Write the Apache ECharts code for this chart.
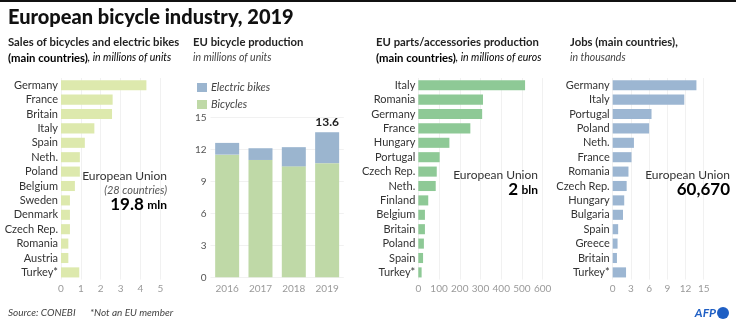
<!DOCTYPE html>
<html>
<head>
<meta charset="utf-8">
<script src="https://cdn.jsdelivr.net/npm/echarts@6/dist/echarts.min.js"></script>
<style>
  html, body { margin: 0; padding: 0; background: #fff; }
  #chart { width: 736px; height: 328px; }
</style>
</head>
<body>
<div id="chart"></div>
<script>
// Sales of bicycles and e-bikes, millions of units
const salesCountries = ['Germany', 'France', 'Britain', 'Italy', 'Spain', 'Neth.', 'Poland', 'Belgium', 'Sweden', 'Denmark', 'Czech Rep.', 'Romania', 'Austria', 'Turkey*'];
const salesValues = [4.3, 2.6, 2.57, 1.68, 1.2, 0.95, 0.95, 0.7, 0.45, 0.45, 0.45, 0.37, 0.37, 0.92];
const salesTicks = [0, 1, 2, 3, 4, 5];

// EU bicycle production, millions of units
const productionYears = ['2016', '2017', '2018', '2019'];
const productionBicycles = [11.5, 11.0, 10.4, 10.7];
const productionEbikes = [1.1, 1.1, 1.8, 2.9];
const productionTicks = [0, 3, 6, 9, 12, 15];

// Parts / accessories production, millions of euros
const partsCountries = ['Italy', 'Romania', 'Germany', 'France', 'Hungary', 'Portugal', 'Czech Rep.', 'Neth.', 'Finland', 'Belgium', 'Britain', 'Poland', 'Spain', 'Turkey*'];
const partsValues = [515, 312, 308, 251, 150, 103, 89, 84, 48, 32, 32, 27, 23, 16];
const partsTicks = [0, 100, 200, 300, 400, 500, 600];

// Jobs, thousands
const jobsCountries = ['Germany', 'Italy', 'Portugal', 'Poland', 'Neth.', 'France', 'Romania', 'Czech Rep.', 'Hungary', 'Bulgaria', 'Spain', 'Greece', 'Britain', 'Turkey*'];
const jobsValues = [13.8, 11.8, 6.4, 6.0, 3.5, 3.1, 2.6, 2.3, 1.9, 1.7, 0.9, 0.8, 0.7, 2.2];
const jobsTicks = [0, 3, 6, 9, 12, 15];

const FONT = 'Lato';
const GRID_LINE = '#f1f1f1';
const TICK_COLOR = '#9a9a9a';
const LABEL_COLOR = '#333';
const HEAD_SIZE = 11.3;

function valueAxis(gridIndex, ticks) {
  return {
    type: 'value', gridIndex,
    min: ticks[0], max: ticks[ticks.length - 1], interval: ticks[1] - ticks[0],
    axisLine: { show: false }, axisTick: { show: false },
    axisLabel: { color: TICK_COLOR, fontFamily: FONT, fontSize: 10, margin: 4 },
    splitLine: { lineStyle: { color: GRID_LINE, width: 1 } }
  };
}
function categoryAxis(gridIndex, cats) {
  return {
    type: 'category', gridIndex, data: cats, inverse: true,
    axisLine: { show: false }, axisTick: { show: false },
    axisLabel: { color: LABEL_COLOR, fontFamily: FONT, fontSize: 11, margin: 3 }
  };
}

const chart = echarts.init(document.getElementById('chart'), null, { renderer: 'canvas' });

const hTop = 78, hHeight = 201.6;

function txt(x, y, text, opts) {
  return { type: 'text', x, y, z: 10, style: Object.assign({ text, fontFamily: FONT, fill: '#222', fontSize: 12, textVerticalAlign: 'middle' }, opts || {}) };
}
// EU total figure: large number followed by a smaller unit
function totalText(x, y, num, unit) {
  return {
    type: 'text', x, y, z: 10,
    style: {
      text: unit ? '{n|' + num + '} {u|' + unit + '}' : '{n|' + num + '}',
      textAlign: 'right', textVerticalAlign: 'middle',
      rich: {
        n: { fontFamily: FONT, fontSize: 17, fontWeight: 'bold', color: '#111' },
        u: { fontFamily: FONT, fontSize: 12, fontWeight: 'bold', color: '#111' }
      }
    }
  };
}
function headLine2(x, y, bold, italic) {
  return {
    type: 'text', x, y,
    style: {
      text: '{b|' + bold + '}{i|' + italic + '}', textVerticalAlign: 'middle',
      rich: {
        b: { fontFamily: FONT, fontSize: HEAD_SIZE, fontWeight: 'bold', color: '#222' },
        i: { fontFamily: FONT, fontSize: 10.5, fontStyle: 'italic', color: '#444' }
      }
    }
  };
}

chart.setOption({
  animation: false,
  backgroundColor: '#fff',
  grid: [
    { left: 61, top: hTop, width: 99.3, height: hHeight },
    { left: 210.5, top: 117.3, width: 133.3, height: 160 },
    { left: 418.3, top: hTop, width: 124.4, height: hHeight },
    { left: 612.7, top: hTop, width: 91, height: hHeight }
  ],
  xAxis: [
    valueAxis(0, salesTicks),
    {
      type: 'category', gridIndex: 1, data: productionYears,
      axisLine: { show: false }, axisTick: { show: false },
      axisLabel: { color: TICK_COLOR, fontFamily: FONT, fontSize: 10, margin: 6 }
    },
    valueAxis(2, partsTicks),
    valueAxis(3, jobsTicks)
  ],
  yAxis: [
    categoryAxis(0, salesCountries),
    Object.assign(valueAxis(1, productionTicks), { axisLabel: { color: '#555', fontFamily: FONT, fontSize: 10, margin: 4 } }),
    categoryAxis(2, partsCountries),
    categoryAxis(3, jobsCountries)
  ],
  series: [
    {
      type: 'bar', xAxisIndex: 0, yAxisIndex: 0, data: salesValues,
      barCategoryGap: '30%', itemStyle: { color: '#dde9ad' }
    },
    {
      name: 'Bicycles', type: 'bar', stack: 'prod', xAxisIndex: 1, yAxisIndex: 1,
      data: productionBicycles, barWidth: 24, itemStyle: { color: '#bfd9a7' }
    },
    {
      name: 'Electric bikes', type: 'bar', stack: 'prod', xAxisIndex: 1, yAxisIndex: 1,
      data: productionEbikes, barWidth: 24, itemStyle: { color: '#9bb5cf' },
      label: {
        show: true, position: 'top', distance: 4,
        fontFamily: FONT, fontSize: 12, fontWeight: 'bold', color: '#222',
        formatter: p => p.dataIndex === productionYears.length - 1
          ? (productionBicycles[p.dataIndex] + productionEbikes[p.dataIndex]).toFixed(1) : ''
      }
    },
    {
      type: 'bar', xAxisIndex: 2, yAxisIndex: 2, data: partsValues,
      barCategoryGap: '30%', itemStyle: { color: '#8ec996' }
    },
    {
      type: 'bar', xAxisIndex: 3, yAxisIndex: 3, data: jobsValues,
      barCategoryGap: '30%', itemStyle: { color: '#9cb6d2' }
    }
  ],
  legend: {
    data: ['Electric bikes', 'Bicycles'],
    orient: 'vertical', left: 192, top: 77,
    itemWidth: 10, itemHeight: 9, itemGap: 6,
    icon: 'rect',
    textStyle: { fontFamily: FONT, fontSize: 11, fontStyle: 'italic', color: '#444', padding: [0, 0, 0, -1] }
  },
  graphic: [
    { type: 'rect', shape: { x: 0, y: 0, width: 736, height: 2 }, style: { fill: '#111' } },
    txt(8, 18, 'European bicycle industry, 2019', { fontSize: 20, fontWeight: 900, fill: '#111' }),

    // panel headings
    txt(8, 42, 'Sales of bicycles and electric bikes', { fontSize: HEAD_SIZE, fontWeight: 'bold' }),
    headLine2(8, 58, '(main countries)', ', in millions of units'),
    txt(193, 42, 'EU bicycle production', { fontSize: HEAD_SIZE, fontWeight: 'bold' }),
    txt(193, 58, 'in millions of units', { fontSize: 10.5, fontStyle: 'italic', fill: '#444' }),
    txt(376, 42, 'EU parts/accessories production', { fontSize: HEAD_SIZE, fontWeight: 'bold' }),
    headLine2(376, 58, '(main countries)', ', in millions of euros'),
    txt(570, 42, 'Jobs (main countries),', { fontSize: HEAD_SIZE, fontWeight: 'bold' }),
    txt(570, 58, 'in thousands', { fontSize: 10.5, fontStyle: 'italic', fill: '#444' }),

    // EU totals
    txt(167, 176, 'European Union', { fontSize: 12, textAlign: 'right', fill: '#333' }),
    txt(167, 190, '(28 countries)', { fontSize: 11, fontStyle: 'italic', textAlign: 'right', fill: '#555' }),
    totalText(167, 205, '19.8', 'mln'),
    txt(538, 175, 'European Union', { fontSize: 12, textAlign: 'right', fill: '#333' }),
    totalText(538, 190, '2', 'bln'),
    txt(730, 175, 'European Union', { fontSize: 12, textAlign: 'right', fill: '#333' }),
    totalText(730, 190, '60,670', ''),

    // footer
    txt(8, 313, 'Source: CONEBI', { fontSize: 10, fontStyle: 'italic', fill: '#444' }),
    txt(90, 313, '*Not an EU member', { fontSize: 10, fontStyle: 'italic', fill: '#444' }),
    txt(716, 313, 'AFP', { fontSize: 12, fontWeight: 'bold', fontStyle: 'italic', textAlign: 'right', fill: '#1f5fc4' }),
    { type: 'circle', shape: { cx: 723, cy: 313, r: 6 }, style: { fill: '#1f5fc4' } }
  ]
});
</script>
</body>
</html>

## Stated goal
Return nothing but the lines running from the start of the data to the line with "const jobsTicks = [0, 3, 6, 9, 12, 15];", please, both ends included and no pictures.

## Response to this exercise
Write the Apache ECharts code for this chart.
<!DOCTYPE html>
<html>
<head>
<meta charset="utf-8">
<script src="https://cdn.jsdelivr.net/npm/echarts@6/dist/echarts.min.js"></script>
<style>
  html, body { margin: 0; padding: 0; background: #fff; }
  #chart { width: 736px; height: 328px; }
</style>
</head>
<body>
<div id="chart"></div>
<script>
// Sales of bicycles and e-bikes, millions of units
const salesCountries = ['Germany', 'France', 'Britain', 'Italy', 'Spain', 'Neth.', 'Poland', 'Belgium', 'Sweden', 'Denmark', 'Czech Rep.', 'Romania', 'Austria', 'Turkey*'];
const salesValues = [4.3, 2.6, 2.57, 1.68, 1.2, 0.95, 0.95, 0.7, 0.45, 0.45, 0.45, 0.37, 0.37, 0.92];
const salesTicks = [0, 1, 2, 3, 4, 5];

// EU bicycle production, millions of units
const productionYears = ['2016', '2017', '2018', '2019'];
const productionBicycles = [11.5, 11.0, 10.4, 10.7];
const productionEbikes = [1.1, 1.1, 1.8, 2.9];
const productionTicks = [0, 3, 6, 9, 12, 15];

// Parts / accessories production, millions of euros
const partsCountries = ['Italy', 'Romania', 'Germany', 'France', 'Hungary', 'Portugal', 'Czech Rep.', 'Neth.', 'Finland', 'Belgium', 'Britain', 'Poland', 'Spain', 'Turkey*'];
const partsValues = [515, 312, 308, 251, 150, 103, 89, 84, 48, 32, 32, 27, 23, 16];
const partsTicks = [0, 100, 200, 300, 400, 500, 600];

// Jobs, thousands
const jobsCountries = ['Germany', 'Italy', 'Portugal', 'Poland', 'Neth.', 'France', 'Romania', 'Czech Rep.', 'Hungary', 'Bulgaria', 'Spain', 'Greece', 'Britain', 'Turkey*'];
const jobsValues = [13.8, 11.8, 6.4, 6.0, 3.5, 3.1, 2.6, 2.3, 1.9, 1.7, 0.9, 0.8, 0.7, 2.2];
const jobsTicks = [0, 3, 6, 9, 12, 15];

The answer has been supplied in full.